-- Request --
Copy each line below that includes "this".
## Begin Task material
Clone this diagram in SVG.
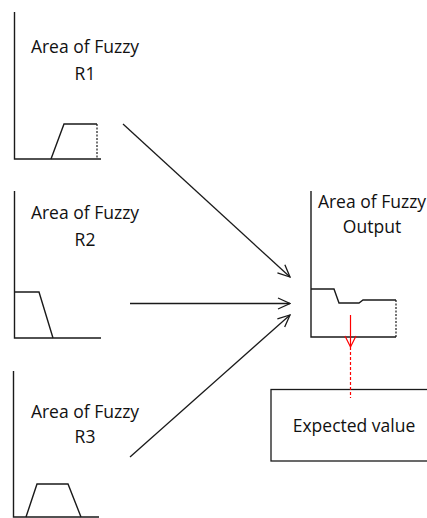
<svg xmlns="http://www.w3.org/2000/svg" width="427" height="518" viewBox="0 0 427 518">
<style>
.ax{fill:none;stroke:#1a1a1a;stroke-width:1.4}
.sh{fill:none;stroke:#1a1a1a;stroke-width:1.4;stroke-linejoin:miter}
.dash{fill:none;stroke:#1a1a1a;stroke-width:1.2;stroke-dasharray:2,1.5}
.conn{fill:none;stroke:#1a1a1a;stroke-width:1.3}
.t{font-family:"Open Sans","Liberation Sans",sans-serif;font-size:17.5px;fill:#111111;text-anchor:middle}
.red{fill:none;stroke:#ff0000;stroke-width:1.2}
</style>
<defs>
<marker id="ah" viewBox="0 0 14 14" refX="13" refY="7" markerWidth="14" markerHeight="14" markerUnits="userSpaceOnUse" orient="auto">
<path d="M1,1.5 L13,7 L1,12.5" fill="none" stroke="#1a1a1a" stroke-width="1.3"/>
</marker>
</defs>
<rect width="427" height="518" fill="#ffffff"/>
<g id="r1">
<polyline class="ax" points="14.5,12 14.5,159 101,159"/>
<polyline class="sh" points="51,159 64,124 97,124"/>
<line class="dash" x1="97" y1="124" x2="97" y2="159"/>
<text class="t" x="85" y="53">Area of Fuzzy</text>
<text class="t" x="85" y="80">R1</text>
</g>
<g id="r2">
<polyline class="ax" points="14.5,191 14.5,338 101,338"/>
<polyline class="sh" points="14.5,292 39,292 53,338"/>
<text class="t" x="85" y="219">Area of Fuzzy</text>
<text class="t" x="85" y="246">R2</text>
</g>
<g id="r3">
<polyline class="ax" points="13.5,371 13.5,517 99,517"/>
<polyline class="sh" points="26,517 37,484 68,484 81,517"/>
<text class="t" x="85" y="418">Area of Fuzzy</text>
<text class="t" x="85" y="443">R3</text>
</g>
<g id="output">
<polyline class="ax" points="311,191 311,337 396,337"/>
<polyline class="sh" points="311,289 334,289 339,303 359,303 363,300 396,300"/>
<line class="dash" x1="396" y1="300" x2="396" y2="337"/>
<text class="t" x="372" y="208">Area of Fuzzy</text>
<text class="t" x="372" y="233">Output</text>
</g>
<g id="expected">
<rect x="271" y="389.5" width="170" height="71.5" fill="none" stroke="#1a1a1a" stroke-width="1.3"/>
<text class="t" x="354" y="432">Expected value</text>
</g>
<g id="connectors">
<line class="conn" x1="123" y1="124" x2="290" y2="277" marker-end="url(#ah)"/>
<line class="conn" x1="130" y1="303.5" x2="290" y2="303.5" marker-end="url(#ah)"/>
<line class="conn" x1="130" y1="457" x2="290" y2="315" marker-end="url(#ah)"/>
<line class="red" x1="350.5" y1="315" x2="350.5" y2="347"/>
<polyline class="red" points="345,336 350.5,347 356,336"/>
<line class="red" x1="350.5" y1="347" x2="350.5" y2="398" stroke-dasharray="3,2"/>
</g>
</svg>
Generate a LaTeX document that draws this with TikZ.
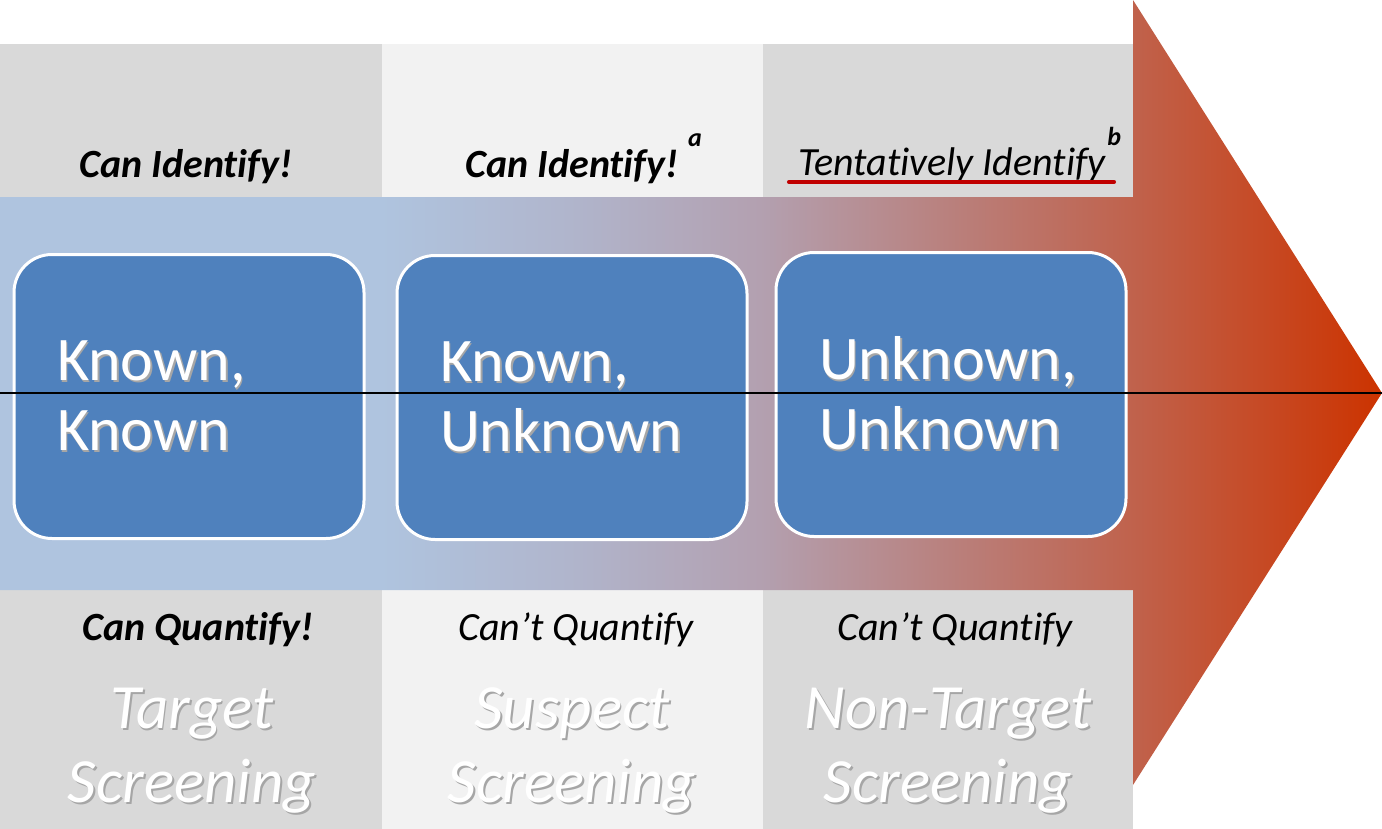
\documentclass[tikz,border=0pt]{standalone}
\usepackage{fontspec}
\setmainfont{Carlito}[Ligatures={CommonOff,ContextualOff},Contextuals=AlternateOff]
\usepackage{tikz}
\usetikzlibrary{positioning}

\definecolor{colgray}{HTML}{D9D9D9}
\definecolor{collight}{HTML}{F2F2F2}
\definecolor{tileblue}{HTML}{4F81BD}
\definecolor{fadeblue}{HTML}{AFC4DF}
\definecolor{fadelilac}{HTML}{B0B5CC}
\definecolor{fademauve}{HTML}{B3A0B0}
\definecolor{faderose}{HTML}{B9817E}
\definecolor{faderust}{HTML}{C0624C}
\definecolor{fadered}{HTML}{CC3300}
\definecolor{markred}{HTML}{C00000}

\pgfdeclarehorizontalshading{bandfade}{100bp}{color(0bp)=(fadeblue); color(38.75bp)=(fadeblue); color(45.6bp)=(fadelilac); color(52.5bp)=(fademauve); color(59.2bp)=(faderose); color(66bp)=(faderust); color(75bp)=(fadered); color(100bp)=(fadered)}

% white text with a soft drop shadow
\newcommand\softtext[1]{\leavevmode\rlap{\kern0.9pt\raisebox{-0.9pt}{\textcolor{black!35}{#1}}}#1}

\begin{document}
\begin{tikzpicture}[
	  x=0.5pt, y=-0.5pt,
	  tile/.style={
	    draw=white,
	    line width=1.5pt,
	    fill=tileblue,
	    rounded corners=19pt,
	    minimum width=174.5pt,
	    minimum height=142pt,
	    text width=132pt,
	    inner xsep=21.5pt,
	    align=left,
	    text=white,
	    font=\fontsize{31}{35}\selectfont
	  },
	  head/.style={anchor=base, inner sep=0pt, font=\fontsize{20}{24}\selectfont\itshape},
	  headbold/.style={head, font=\fontsize{20}{24}\selectfont\bfseries\itshape},
	  supnote/.style={anchor=base west, inner sep=0pt, font=\fontsize{13}{14}\selectfont\bfseries\itshape},
	  screen/.style={align=center, inner sep=0pt, text=white, font=\fontsize{31.5}{37}\selectfont\itshape},
	  underline/.style={markred, line width=2pt, line cap=round},
	  midline/.style={black, line width=1.1pt}
	]
	\useasboundingbox (0,0) rectangle (1382,829);
	
	% columns
	\fill[colgray] (0,44) rectangle (382,829);
	\fill[collight] (382,44) rectangle (763,829);
	\fill[colgray] (763,44) rectangle (1133,829);
	
	% band and arrow head
	\shade[shading=bandfade] (0,197) -- (1133,197) -- (1133,0) -- (1382,393)
	  -- (1133,785) -- (1133,590) -- (0,590) -- cycle;
	
	\node[tile] (kk) at (189,396.5) {\softtext{Known,}\\\softtext{Known}};
	\node[tile] (ku) at (572,397.5) {\softtext{Known,}\\\softtext{Unknown}};
	\node[tile] (uu) at (951,394.5) {\softtext{Unknown,}\\\softtext{Unknown}};
	
	\node[headbold] (idtarget) at (186,177) {Can Identify!};
	\node[headbold] (idsuspect) at (572,177) {Can Identify!};
	\node[supnote] (supa) at ([xshift=4.5pt,yshift=15pt]idsuspect.base east) {a};
	\node[head] (idtent) at (952,176) {Tentatively Identify};
	\node[supnote] (supb) at ([xshift=0.5pt,yshift=15pt]idtent.base east) {b};
	\draw[underline] ([xshift=-4.5pt,yshift=-3pt]idtent.base west) -- ([xshift=4pt,yshift=-3pt]idtent.base east);
	
	\node[headbold] (qtarget) at (198,640) {Can Quantify!};
	\node[head] (qsuspect) at (576,640) {Can’t Quantify};
	\node[head] (qnontarget) at (955,640) {Can’t Quantify};
	
	\node[screen] (target) at (192,751.5) {\softtext{Target}\\\softtext{Screening}};
	\node[screen] (suspect) at (572,751.5) {\softtext{Suspect}\\\softtext{Screening}};
	\node[screen] (nontarget) at (948,751.5) {\softtext{Non-Target}\\\softtext{Screening}};
	
	\coordinate (lineL) at (0,393);
	\coordinate (lineR) at (1382,393);
	\draw[midline] (lineL) -- (lineR);
	
	\end{tikzpicture}
\end{document}
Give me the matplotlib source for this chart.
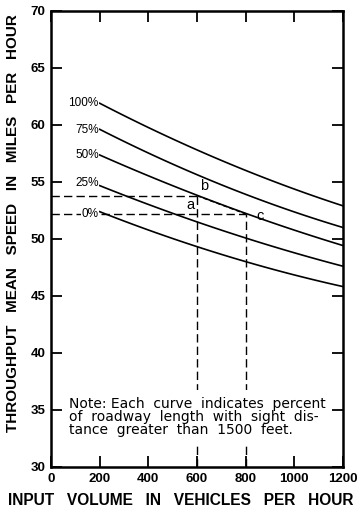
import matplotlib
matplotlib.use("Agg")
import matplotlib.pyplot as plt
import numpy as np

# values
volume = [200, 400, 600, 800, 1000, 1200]
curve_labels = ["100%", "75%", "50%", "25%", "0%"]
speed_100 = [61.9, 59.8, 57.8, 56.0, 54.4, 52.9]
speed_75 = [59.6, 57.6, 55.6, 53.9, 52.4, 51.0]
speed_50 = [57.4, 55.5, 53.8, 52.3, 50.8, 49.4]
speed_25 = [54.7, 53.0, 51.5, 50.1, 48.8, 47.6]
speed_0 = [52.4, 50.8, 49.3, 48.0, 46.9, 45.8]
label_y = [61.9, 59.6, 57.4, 54.9, 52.2]

# example points a, b, c
pt_b = (600, 53.8)
pt_c = (800, 52.2)

xticks = [0, 200, 400, 600, 800, 1000, 1200]
yticks = [30, 35, 40, 45, 50, 55, 60, 65, 70]

plt.rcParams['font.family'] = ['Liberation Sans', 'DejaVu Sans']

fig = plt.figure(figsize=(3.61, 5.13), dpi=100)
ax = fig.add_axes([0.1413, 0.0897, 0.8087, 0.8889])

curves = [speed_100, speed_75, speed_50, speed_25, speed_0]
for lab, ys, ly in zip(curve_labels, curves, label_y):
    xs = np.linspace(volume[0], volume[-1], 100)
    coef = np.polyfit(volume, ys, 2)
    ax.plot(xs, np.polyval(coef, xs), color="black", lw=1.2)
    ax.text(volume[0] - 4, ly, lab, ha="right", va="center", fontsize=8.5,
            bbox=dict(facecolor="white", edgecolor="none", pad=0.3), zorder=4)

# dashed construction lines
dash = dict(color="black", lw=1.0, dashes=(6, 3))
ax.plot([0, pt_b[0]], [pt_b[1], pt_b[1]], **dash)
ax.plot([0, pt_c[0]], [pt_c[1], pt_c[1]], **dash)
ax.plot([pt_b[0], pt_b[0]], [30, pt_b[1]], **dash)
ax.plot([pt_c[0], pt_c[0]], [30, pt_c[1]], **dash)
ax.plot([pt_b[0], pt_c[0]], [pt_b[1], pt_c[1]], color="black", lw=1.0, dashes=(3, 2))

ax.text(612, 54.0, "b", fontsize=10.5, ha="left", va="bottom")
ax.text(588, 52.4, "a", fontsize=10.5, ha="right", va="bottom")
ax.text(845, 52.0, "c", fontsize=10.5, ha="left", va="center")

ax.text(72, 34.4,
        "Note: Each  curve  indicates  percent\n"
        "of  roadway  length  with  sight  dis-\n"
        "tance  greater  than  1500  feet.",
        fontsize=10, family=['DejaVu Sans'], ha="left", va="center",
        linespacing=0.92,
        bbox=dict(facecolor="white", edgecolor="none", pad=5), zorder=5)

ax.set_xlim(0, 1200)
ax.set_ylim(30, 70)
ax.set_xticks(xticks)
ax.set_xticklabels([str(v) for v in xticks], fontsize=9.5, fontweight="bold")
ax.set_yticks(yticks)
ax.set_yticklabels([str(v) for v in yticks], fontsize=9.5, fontweight="bold")
ax.tick_params(direction="in", length=8, width=1.3, top=True, right=True, pad=4)
for s in ax.spines.values():
    s.set_linewidth(1.8)

fig.text(0.5, 0.024, "INPUT   VOLUME   IN   VEHICLES   PER   HOUR",
         fontsize=11.2, fontweight="bold", ha="center", va="center")
ax.set_ylabel("THROUGHPUT   MEAN   SPEED   IN   MILES   PER   HOUR",
              fontsize=11, fontweight="bold")
ax.yaxis.set_label_coords(-0.105, 0.535)

fig.savefig("out.png", dpi=100)
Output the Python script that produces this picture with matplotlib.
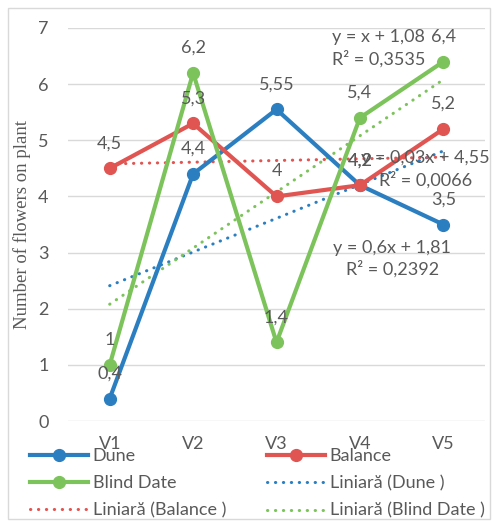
import matplotlib.pyplot as plt
import numpy as np
from matplotlib.patches import Rectangle

plt.rcParams['font.family'] = ['Lato', 'DejaVu Sans']

categories = ['V1', 'V2', 'V3', 'V4', 'V5']
dune = [0.4, 4.4, 5.55, 4.2, 3.5]
balance = [4.5, 5.3, 4, 4.2, 5.2]
blind_date = [1, 6.2, 1.4, 5.4, 6.4]

c_dune = '#2b7fc1'
c_bal = '#e05552'
c_blind = '#7dc35b'
txt = '#595959'
grid = '#d9d9d9'
fs = 13

fig = plt.figure(figsize=(4.93, 5.21), dpi=100)
fig.patches.append(Rectangle((8/493, 2/521), 482/493, 511/521, transform=fig.transFigure,
                             fill=False, edgecolor=grid, linewidth=1))
ax = fig.add_axes([68/493, 100/521, 417/493, 393/521])

x = np.arange(len(categories))
series = [('Dune', dune, c_dune), ('Balance', balance, c_bal), ('Blind Date', blind_date, c_blind)]

handles = {}
for name, vals, col in series:
    h, = ax.plot(x, vals, color=col, lw=3, marker='o', ms=8.5, label=name, zorder=3)
    handles[name] = h

# linear trendlines (Excel numbers points 1..n)
for name, vals, col in series:
    k, b = np.polyfit(x + 1, vals, 1)
    h, = ax.plot(x, k * (x + 1) + b, color=col, lw=2.2, ls=(0, (0.1, 2.5)),
                 dash_capstyle='round', label='Liniară (' + name + ' )', zorder=2)
    handles['Liniară (' + name + ' )'] = h

# data labels
for name, vals, col in series:
    for xi, v in zip(x, vals):
        ax.annotate(('%g' % v).replace('.', ','), (xi, v), xytext=(0, 18),
                    textcoords='offset points', ha='center', va='center',
                    fontsize=fs, color=txt, zorder=4)

# trendline equations
ax.text(3.22, 6.64, 'y = x + 1,08\nR² = 0,3535', ha='center', va='center',
        fontsize=fs, color=txt, linespacing=1.35)
ax.text(3.79, 4.48, 'y = 0,03x + 4,55\nR² = 0,0066', ha='center', va='center',
        fontsize=fs, color=txt, linespacing=1.35)
ax.text(3.39, 2.89, 'y = 0,6x + 1,81\nR² = 0,2392', ha='center', va='center',
        fontsize=fs, color=txt, linespacing=1.35)

ax.set_xlim(-0.5, 4.5)
ax.set_ylim(0, 7)
ax.set_xticks(x)
ax.set_xticklabels(categories)
ax.set_yticks(range(8))
ax.grid(axis='y', color=grid, lw=1)
ax.set_axisbelow(True)
for s in ax.spines.values():
    s.set_visible(False)
ax.tick_params(length=0, labelsize=fs, labelcolor=txt, pad=11)
ax.tick_params(axis='y', pad=14)
ax.set_ylabel('Number of flowers on plant', family='Liberation Serif', fontsize=13.5,
              color=txt)
ax.yaxis.set_label_coords(-0.088, 0.5)

order = ['Dune', 'Blind Date', 'Liniară (Balance )', 'Balance', 'Liniară (Dune )', 'Liniară (Blind Date )']
fig.legend([handles[n] for n in order], order, ncol=2, loc='upper left',
           bbox_to_anchor=(23/493, 1 - 441/521), frameon=False, fontsize=fs,
           handlelength=3.2, handletextpad=0.25, columnspacing=2.3,
           labelspacing=0.62, labelcolor=txt, borderaxespad=0)

fig.savefig('out.png', dpi=100)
## End Task material
-- Written answer --
Clone this diagram in SVG.
Generate a LaTeX document that draws this with TikZ.
Give me the matplotlib source for this chart.
Output the Python script that produces this picture with matplotlib.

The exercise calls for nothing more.